Tiffany Payne, Community Researcher on Influential Women

Influential Woman · Housing/Homelessness Advocacy

Tiffany Payne

Community Researcher, Institute for Community Health

Boston, MA

1Award received

Certifications · Degrees · Memberships

Degree Degree in Public Health (completing May 21st Degree 2026) Cert Certificate in Clinical Research Member Women in Bio Member NAACP (past involvement Member Receives newsletters) Member Bedford Chamber of Commerce

Her Story

About Tiffany

My role in community advocacy all started with having the lived-in experience of going through homelessness. During that period of transition, I was able to see the systems that were set up for people going through transitional periods in their life, from the barriers to all types of things. Some people make it out and succeed, and some people still stay stagnant. A lot of those times when I was going through that, I just felt stuck, and I wanted to get out of that situation, especially dealing with being a mother of three, with two of my children also facing developmental challenges as far as having autism. Going through all those transitional periods of time made me think about how to work through the systems. That's when I curated my own systems of navigating and getting from surviving to thriving. After building up on those skills, meeting who I've met, networking, and getting through those systems, after getting out of my transition, which was about a good period of 2 years, I remained stable and decided that I wanted to really hone in on those skills that I had managed when I was in transition and become more of an advocate for others that were facing similar transitions and barriers. My day really looks like helping those to get from surviving to thriving, and that consists of outreaching, emails, setting up interviews for research studies where we're trying to figure out how people get through their periods of transitional housing to permanent housing. We're in the depths of interviewing folks to identify what are the real causes behind those barriers. It's a lot of outreaching, talking, advocacy, building on resources out in the community that people may need, communication back and forth, meeting with people face-to-face, networking within the housing support programs. I end my day with recapping everything I've done, but it doesn't end because I also do a lot of community work within my own community and with my kids' school.

Her Interview

Ten minutes with Tiffany

01What advice would you give to young women entering your industry?

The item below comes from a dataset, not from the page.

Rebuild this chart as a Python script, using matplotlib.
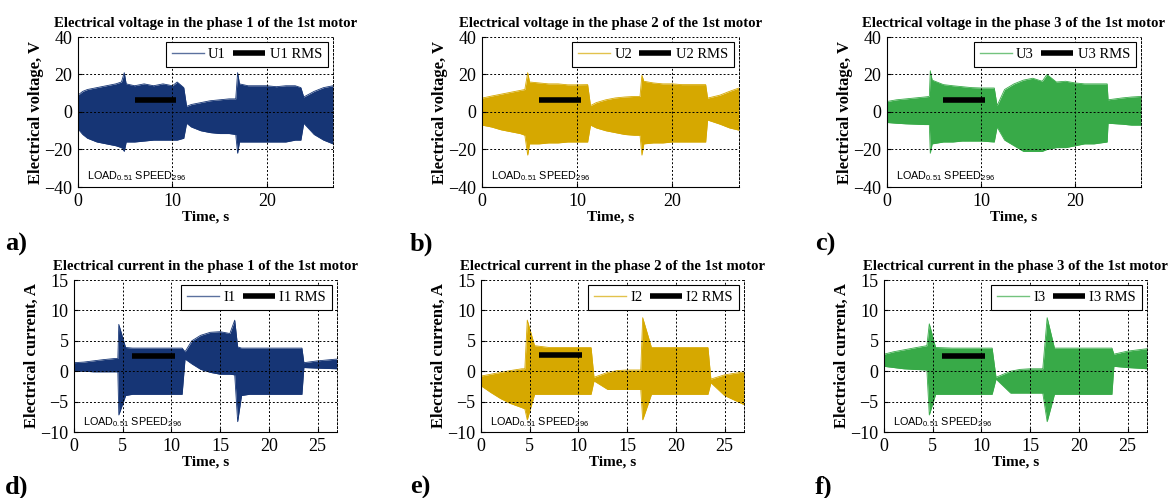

Do what your passion is, do what drives you. For me, that's a lot of different branches. It started from one, but it branched out to so many, and even though I may not have full time in those things, I still make it a part of my time to be involved in some way or somehow, even if it's just 30 minutes or an hour to 5 hours a month or so to still feel that I'm involved and still feel that I'm still passionate about that. I have a business, I'm doing all this volunteer work, and I'm trying to gear myself into the life science sphere with my education and career direction, but I still make it a part to be a part of those things that make me who I am today and for me to be able to do the things that I want to do. I'm not just restricted to one role, I have multiple different avenues to where I can garner my career, my passion, my goals, my determination, any of that field. I always surround myself with those that know more than me, or at least even some that may not even know more than me, but to give them that kind of inspiration. I have a lot to prove, and I'm still learning, I'm still growing, even though I have so many different avenues of where I pivot in. The close connections and mentorship is always, always important. You really need to have that background of having that support, because you don't want to just be in it as yourself. A lot of people are doing things on their own and not seeking the output of networking or opportunities from others just to validate, like, hey, is this something good, or that mentorship.